Do not listen to Hezekiah. For the king of the Assyrians says this: Act with me to your own benefit, and come out to me. And let each one eat from his own vine, and each one from his own fig tree. And let each one drink water from his own well,
until I arrive and take you away to a land which is like your own: a land of grain and of wine, a land of bread and of vineyards.
18 “‘Hizkiya, RAB bizi kurtaracak diyerek sizi aldatmasın. Ulusların ilahları ülkelerini Asur Kralı'nın elinden kurtarabildi mi?

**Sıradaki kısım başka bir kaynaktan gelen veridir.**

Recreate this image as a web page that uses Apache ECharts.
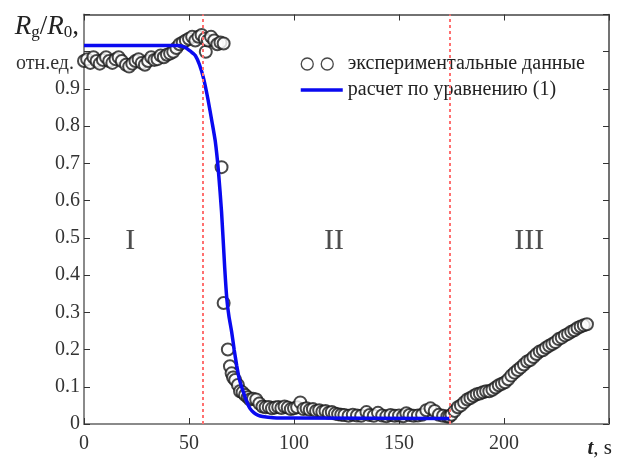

But you should not let Hezekiah disturb you, saying, ‘The Lord will deliver us.’ Have any of the gods of each of the nations delivered their land from the hand of the king of the Assyrians?
19 Hani nerede Hama'nın, Arpat'ın ilahları? Sefarvayim'in ilahları nerede? Samiriye'yi elimden kurtarabildiler mi?
Where is the god of Hamath and of Arpad? Where is the god of Sepharvaim? Have they freed Samaria from my hand?
20 Bütün bu ülkelerin ilahlarından hangisi ülkesini elimden kurtardı ki, RAB Yeruşalim'i elimden kurtarabilsin?’”
Who is there, among all the gods of these lands, who has rescued his land from my hand, so that the Lord would rescue Jerusalem from my hand?”
21 Herkes sustu, komutana tek sözle bile karşılık veren olmadı. Çünkü Kral Hizkiya, “Karşılık vermeyin” diye buyurmuştu.
And they remained silent and did not answer a word to him. For the king had commanded them, saying, “You shall not respond to him.”
22 Sonra saray sorumlusu Hilkiya oğlu Elyakim, Yazman Şevna ve devlet tarihçisi Asaf oğlu Yoah giysilerini yırttılar ve gidip komutanın söylediklerini Hizkiya'ya bildirdiler.
And Eliakim, son of Hilkiah, who was over the house, and Shebna, the scribe, and Joah, son of Asaph, the historian, entered to Hezekiah with their garments rent, and they reported to him the words of Rabshakeh.